Leave out every picture, and retype exactly the lines from the line with "Output the web" through the line with "const font = 'Liberation", both ends included.

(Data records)
- - -

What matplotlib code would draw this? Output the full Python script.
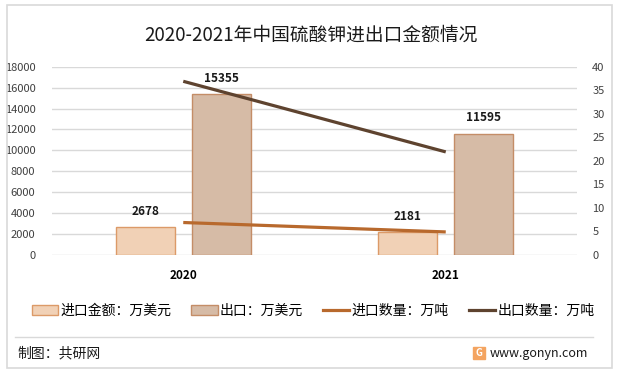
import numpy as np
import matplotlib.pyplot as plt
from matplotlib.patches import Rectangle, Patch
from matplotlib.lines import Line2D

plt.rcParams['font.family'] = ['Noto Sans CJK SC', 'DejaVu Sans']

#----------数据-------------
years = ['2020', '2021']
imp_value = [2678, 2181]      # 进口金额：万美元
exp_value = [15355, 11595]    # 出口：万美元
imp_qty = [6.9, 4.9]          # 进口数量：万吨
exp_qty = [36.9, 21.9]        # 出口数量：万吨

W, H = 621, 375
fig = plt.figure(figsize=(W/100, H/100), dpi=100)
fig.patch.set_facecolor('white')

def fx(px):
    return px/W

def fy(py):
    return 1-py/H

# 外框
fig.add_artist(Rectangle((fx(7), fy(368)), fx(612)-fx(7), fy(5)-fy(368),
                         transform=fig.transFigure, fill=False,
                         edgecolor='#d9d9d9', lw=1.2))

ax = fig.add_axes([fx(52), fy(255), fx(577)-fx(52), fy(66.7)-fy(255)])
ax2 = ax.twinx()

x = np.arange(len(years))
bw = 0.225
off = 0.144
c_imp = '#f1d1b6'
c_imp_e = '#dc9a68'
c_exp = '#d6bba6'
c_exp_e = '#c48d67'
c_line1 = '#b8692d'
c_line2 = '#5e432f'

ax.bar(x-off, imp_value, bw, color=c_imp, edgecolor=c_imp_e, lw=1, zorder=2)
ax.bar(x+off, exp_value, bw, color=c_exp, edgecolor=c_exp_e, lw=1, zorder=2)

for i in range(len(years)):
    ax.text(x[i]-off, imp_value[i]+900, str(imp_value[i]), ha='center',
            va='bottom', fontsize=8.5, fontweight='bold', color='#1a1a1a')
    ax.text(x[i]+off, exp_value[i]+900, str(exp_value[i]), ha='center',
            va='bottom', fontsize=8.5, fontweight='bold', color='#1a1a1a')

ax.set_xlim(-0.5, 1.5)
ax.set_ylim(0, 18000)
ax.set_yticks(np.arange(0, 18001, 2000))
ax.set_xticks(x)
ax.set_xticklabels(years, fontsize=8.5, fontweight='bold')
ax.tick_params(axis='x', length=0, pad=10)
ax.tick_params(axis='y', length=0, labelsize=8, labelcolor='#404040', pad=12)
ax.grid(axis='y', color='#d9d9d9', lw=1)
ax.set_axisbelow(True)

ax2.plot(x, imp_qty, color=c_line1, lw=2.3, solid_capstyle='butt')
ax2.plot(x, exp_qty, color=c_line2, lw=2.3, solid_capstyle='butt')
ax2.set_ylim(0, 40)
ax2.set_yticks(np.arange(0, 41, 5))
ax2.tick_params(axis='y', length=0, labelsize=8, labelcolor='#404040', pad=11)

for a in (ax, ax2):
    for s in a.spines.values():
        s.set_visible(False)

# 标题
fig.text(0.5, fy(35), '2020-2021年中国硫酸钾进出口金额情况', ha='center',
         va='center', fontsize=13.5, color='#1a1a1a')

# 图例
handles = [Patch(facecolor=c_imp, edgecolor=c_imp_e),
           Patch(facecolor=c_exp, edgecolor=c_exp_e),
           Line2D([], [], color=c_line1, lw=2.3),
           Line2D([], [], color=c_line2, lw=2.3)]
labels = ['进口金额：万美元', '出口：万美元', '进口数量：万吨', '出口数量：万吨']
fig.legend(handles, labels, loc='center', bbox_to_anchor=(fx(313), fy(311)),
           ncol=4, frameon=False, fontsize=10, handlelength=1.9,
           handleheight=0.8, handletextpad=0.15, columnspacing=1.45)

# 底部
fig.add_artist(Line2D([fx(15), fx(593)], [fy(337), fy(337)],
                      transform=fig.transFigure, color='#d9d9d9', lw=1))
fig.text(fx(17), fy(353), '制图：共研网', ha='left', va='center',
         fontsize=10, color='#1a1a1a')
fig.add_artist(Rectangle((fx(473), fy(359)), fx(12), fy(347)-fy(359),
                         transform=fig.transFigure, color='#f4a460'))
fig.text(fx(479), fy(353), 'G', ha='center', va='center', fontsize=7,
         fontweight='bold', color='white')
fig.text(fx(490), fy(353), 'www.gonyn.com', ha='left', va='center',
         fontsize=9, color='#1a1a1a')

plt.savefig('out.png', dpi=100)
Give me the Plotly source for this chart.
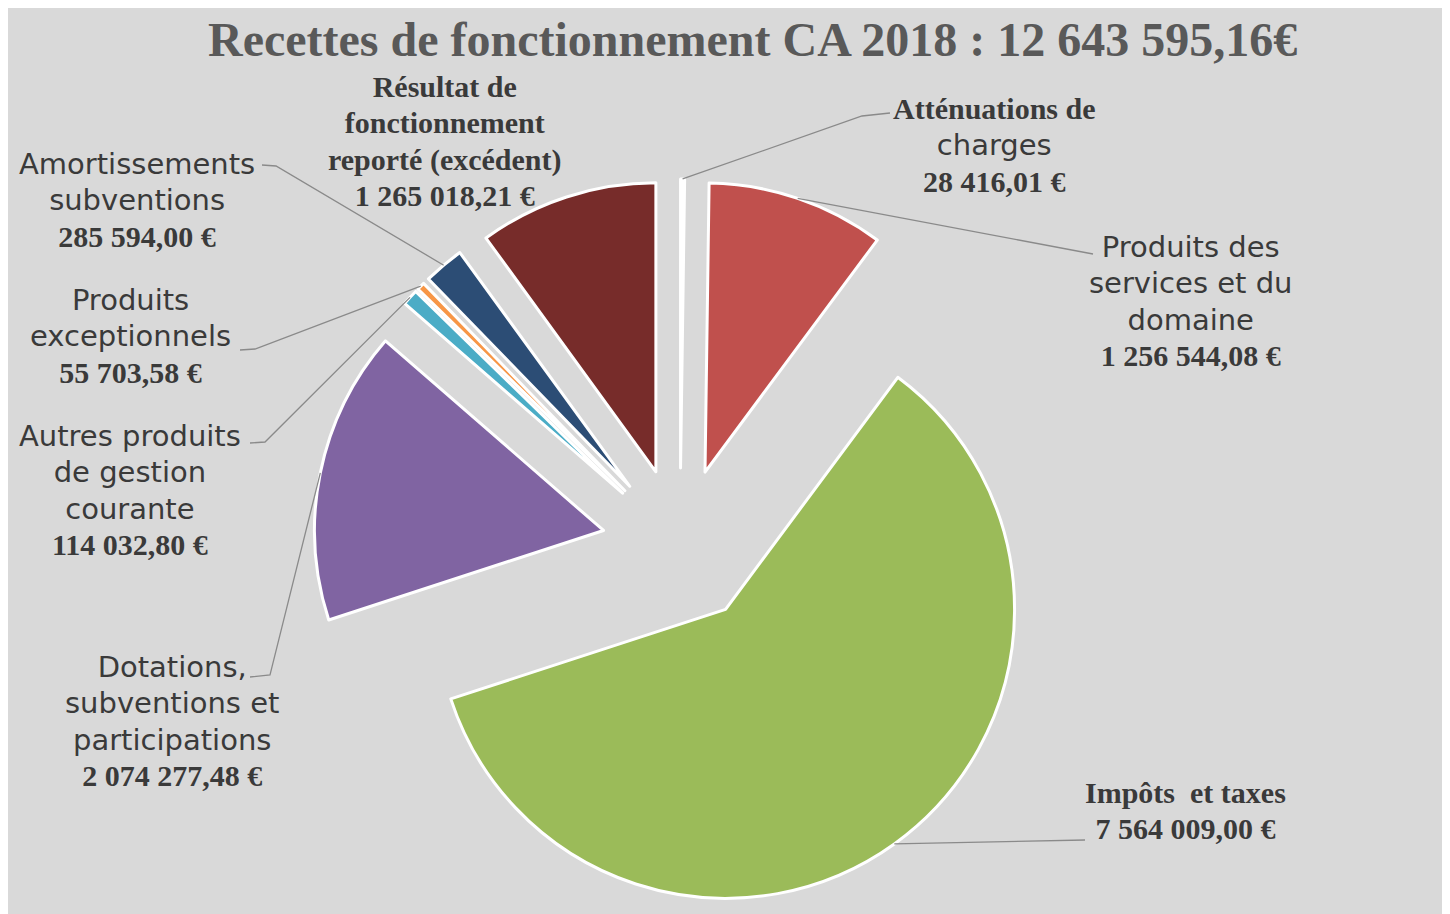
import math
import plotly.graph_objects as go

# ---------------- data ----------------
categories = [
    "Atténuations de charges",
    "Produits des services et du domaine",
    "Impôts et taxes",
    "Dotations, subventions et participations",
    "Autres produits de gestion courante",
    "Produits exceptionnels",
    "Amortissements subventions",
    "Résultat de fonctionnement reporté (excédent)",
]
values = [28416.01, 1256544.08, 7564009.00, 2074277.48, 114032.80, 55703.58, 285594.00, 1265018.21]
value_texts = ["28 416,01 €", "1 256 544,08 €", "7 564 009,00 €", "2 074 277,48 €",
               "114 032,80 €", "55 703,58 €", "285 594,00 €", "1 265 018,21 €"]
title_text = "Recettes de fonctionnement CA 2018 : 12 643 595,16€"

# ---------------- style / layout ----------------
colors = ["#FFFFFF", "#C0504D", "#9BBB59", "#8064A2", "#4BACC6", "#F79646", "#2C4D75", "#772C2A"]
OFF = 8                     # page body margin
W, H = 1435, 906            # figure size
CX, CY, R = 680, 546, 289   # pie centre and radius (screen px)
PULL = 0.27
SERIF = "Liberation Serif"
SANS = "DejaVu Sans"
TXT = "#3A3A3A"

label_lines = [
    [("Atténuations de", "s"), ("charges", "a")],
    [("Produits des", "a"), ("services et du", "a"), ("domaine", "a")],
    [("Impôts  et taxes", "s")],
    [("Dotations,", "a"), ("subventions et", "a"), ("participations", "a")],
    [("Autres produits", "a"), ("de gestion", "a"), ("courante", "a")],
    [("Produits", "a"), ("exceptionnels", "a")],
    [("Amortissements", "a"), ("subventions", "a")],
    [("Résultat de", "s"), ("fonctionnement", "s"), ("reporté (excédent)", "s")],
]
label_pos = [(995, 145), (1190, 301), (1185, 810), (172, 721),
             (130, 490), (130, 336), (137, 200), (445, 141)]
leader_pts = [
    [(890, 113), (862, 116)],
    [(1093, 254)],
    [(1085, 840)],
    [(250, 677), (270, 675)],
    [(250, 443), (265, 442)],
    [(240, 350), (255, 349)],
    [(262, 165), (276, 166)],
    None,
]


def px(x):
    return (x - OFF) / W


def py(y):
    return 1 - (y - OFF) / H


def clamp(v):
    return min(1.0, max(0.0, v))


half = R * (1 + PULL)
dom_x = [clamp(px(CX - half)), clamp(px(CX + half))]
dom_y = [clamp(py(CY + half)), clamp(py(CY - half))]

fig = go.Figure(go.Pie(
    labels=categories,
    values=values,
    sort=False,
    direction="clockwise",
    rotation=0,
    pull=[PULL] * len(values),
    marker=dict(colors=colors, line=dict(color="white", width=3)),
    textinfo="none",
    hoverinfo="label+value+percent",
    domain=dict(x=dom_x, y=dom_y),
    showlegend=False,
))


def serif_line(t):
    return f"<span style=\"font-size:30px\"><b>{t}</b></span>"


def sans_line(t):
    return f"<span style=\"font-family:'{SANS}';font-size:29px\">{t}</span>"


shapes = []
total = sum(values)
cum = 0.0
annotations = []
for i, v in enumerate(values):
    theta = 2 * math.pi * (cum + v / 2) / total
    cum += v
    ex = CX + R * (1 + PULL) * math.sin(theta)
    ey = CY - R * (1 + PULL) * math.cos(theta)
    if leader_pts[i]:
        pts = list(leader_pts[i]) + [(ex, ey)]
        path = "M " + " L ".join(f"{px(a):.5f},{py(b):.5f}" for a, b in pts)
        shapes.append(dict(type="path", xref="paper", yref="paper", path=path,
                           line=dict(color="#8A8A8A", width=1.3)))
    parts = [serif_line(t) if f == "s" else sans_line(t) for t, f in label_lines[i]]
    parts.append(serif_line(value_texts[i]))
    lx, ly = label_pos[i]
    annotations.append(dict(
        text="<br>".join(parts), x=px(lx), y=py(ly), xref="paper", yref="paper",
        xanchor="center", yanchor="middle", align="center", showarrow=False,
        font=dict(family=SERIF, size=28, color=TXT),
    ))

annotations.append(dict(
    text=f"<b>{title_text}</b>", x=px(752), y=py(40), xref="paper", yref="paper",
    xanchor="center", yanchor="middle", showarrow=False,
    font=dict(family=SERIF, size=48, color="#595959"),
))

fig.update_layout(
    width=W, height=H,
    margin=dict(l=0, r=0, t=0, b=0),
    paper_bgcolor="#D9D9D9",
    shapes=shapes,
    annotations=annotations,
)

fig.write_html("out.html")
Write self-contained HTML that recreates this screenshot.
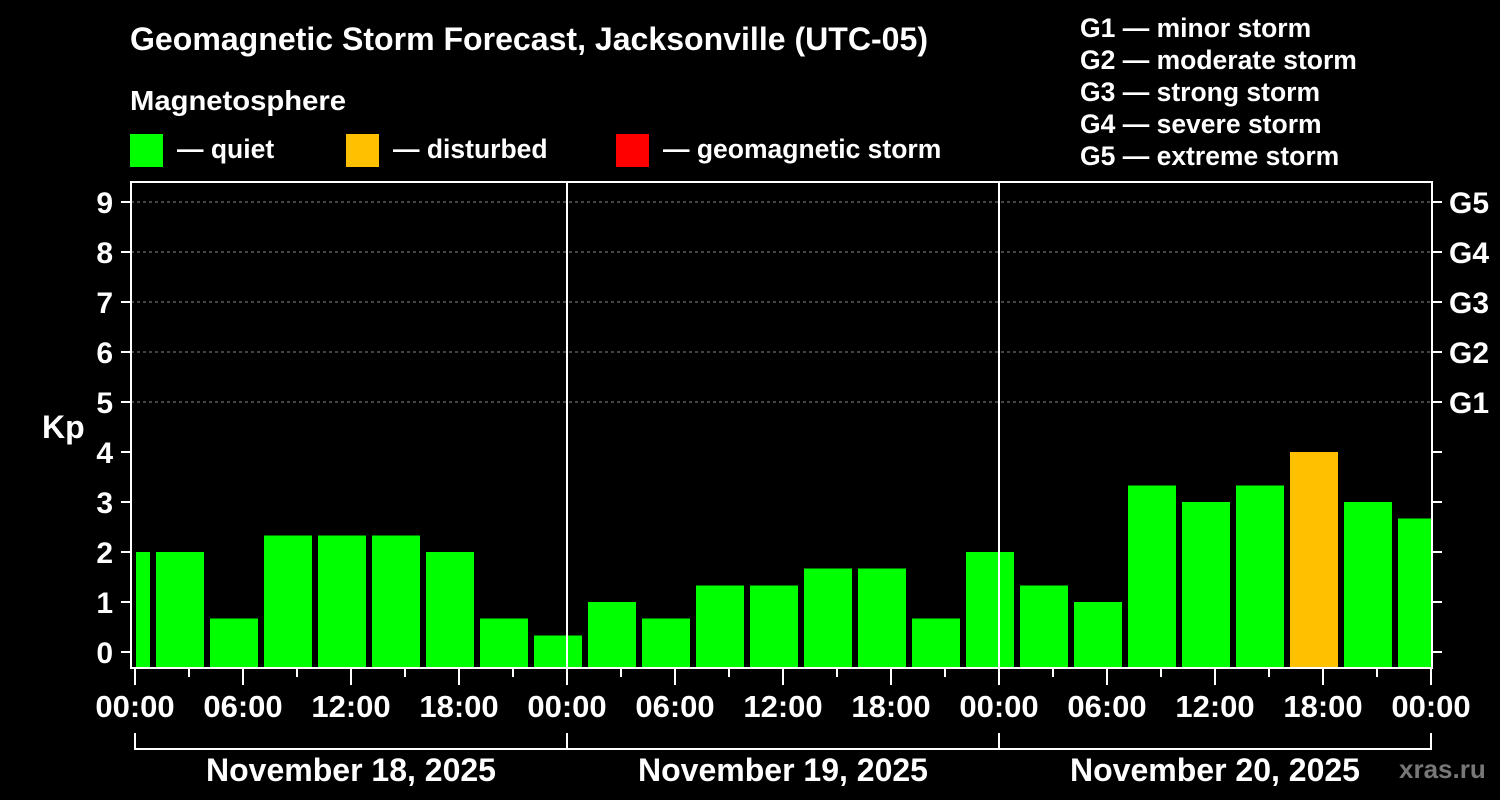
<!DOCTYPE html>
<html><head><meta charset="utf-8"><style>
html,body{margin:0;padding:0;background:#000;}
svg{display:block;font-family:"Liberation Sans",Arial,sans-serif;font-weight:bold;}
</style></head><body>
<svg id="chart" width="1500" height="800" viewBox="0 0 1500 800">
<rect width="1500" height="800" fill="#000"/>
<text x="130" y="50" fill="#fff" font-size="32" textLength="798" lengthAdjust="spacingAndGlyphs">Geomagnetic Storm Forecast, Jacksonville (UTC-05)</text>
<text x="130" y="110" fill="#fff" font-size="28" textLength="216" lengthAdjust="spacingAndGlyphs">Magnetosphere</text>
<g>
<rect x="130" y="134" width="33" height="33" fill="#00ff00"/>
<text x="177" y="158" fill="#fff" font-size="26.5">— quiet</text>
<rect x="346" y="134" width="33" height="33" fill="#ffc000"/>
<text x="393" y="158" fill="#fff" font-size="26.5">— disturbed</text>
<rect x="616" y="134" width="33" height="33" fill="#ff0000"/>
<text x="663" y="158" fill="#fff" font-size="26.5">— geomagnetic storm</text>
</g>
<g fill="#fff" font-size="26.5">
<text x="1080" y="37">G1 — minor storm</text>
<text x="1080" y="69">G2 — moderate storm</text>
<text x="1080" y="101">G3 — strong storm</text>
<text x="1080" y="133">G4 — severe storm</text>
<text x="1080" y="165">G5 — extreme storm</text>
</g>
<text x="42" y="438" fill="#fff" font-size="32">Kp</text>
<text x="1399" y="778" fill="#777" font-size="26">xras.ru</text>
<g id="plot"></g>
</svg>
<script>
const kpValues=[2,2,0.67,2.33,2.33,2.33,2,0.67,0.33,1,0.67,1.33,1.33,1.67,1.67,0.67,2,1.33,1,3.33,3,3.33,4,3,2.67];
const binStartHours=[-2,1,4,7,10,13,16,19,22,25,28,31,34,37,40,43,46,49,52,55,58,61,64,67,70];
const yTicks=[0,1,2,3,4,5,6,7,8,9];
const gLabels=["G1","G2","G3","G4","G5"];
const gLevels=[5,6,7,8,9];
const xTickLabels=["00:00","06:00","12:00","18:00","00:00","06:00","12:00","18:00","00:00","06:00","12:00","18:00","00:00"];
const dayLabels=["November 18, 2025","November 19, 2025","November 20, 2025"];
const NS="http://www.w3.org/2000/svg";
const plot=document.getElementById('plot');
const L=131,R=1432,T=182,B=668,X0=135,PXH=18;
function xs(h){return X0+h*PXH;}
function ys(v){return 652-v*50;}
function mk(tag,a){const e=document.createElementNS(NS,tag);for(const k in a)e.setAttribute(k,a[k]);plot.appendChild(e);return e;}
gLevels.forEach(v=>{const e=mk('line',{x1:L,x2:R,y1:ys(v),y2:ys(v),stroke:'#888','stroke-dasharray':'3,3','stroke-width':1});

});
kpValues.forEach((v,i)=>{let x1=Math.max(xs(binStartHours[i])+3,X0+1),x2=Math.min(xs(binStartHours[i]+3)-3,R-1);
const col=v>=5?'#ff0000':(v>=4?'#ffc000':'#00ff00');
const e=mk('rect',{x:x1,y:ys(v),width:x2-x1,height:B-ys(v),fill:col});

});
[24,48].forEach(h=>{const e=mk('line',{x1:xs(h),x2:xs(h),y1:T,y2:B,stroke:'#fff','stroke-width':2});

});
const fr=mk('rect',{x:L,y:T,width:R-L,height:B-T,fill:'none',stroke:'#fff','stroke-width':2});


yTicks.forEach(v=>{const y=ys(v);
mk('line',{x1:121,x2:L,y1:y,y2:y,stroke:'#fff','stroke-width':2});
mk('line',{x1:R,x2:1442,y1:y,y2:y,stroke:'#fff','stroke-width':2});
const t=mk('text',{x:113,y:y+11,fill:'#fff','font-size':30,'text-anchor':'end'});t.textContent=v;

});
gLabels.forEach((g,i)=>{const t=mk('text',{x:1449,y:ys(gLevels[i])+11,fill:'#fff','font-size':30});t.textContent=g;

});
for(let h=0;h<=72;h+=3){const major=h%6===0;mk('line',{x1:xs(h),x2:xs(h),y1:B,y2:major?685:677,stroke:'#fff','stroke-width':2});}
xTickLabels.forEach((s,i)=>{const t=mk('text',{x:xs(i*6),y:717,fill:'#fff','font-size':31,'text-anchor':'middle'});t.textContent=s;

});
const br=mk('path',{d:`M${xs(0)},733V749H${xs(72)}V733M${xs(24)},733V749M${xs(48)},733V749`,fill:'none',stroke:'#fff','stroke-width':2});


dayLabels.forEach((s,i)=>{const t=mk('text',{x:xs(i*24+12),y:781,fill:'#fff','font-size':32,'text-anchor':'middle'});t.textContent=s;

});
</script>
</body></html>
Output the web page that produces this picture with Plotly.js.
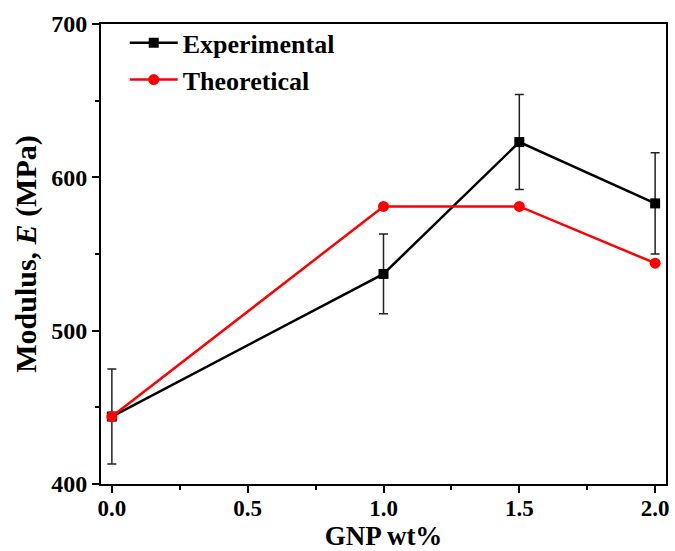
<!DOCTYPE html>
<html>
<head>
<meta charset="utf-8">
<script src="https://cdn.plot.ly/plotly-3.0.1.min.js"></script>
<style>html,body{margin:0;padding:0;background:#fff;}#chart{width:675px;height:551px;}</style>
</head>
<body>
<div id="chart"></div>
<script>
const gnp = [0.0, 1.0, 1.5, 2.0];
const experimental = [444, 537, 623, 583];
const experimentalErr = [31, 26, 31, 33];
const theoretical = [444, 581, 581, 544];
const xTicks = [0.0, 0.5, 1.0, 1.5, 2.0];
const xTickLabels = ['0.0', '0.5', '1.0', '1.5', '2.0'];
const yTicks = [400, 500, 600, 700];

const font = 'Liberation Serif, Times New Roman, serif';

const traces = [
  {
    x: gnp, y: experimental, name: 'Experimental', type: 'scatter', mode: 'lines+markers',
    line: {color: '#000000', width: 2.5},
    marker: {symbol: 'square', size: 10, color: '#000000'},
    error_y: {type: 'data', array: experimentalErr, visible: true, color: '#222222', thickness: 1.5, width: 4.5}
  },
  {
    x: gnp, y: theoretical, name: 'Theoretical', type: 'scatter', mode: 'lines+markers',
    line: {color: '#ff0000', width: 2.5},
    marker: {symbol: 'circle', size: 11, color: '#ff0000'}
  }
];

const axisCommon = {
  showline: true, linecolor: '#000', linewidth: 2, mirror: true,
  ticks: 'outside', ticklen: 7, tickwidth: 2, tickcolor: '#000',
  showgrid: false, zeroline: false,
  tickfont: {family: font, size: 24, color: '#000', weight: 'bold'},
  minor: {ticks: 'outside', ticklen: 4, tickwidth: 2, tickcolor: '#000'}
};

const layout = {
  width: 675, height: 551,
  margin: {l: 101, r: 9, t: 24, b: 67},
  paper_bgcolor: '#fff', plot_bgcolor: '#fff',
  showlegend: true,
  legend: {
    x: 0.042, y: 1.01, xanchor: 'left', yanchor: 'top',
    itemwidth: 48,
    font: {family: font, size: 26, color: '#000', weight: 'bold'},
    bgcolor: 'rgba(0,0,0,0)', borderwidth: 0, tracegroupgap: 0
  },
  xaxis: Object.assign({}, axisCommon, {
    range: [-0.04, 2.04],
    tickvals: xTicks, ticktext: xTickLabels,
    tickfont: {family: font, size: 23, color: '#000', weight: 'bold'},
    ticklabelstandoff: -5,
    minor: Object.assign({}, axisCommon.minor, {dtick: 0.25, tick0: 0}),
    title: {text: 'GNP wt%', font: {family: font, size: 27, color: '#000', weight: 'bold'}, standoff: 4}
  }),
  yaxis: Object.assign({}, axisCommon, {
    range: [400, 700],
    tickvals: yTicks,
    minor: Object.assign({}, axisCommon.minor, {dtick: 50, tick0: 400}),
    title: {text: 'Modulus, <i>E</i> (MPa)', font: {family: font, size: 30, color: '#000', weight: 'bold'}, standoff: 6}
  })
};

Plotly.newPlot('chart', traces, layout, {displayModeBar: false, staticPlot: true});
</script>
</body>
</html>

- - -

- EXPECTED OUTPUT:
Output the web page that produces this picture with Plotly.js.
<!DOCTYPE html>
<html>
<head>
<meta charset="utf-8">
<script src="https://cdn.plot.ly/plotly-3.0.1.min.js"></script>
<style>html,body{margin:0;padding:0;background:#fff;}#chart{width:675px;height:551px;}</style>
</head>
<body>
<div id="chart"></div>
<script>
const gnp = [0.0, 1.0, 1.5, 2.0];
const experimental = [444, 537, 623, 583];
const experimentalErr = [31, 26, 31, 33];
const theoretical = [444, 581, 581, 544];
const xTicks = [0.0, 0.5, 1.0, 1.5, 2.0];
const xTickLabels = ['0.0', '0.5', '1.0', '1.5', '2.0'];
const yTicks = [400, 500, 600, 700];

const font = 'Liberation Serif, Times New Roman, serif';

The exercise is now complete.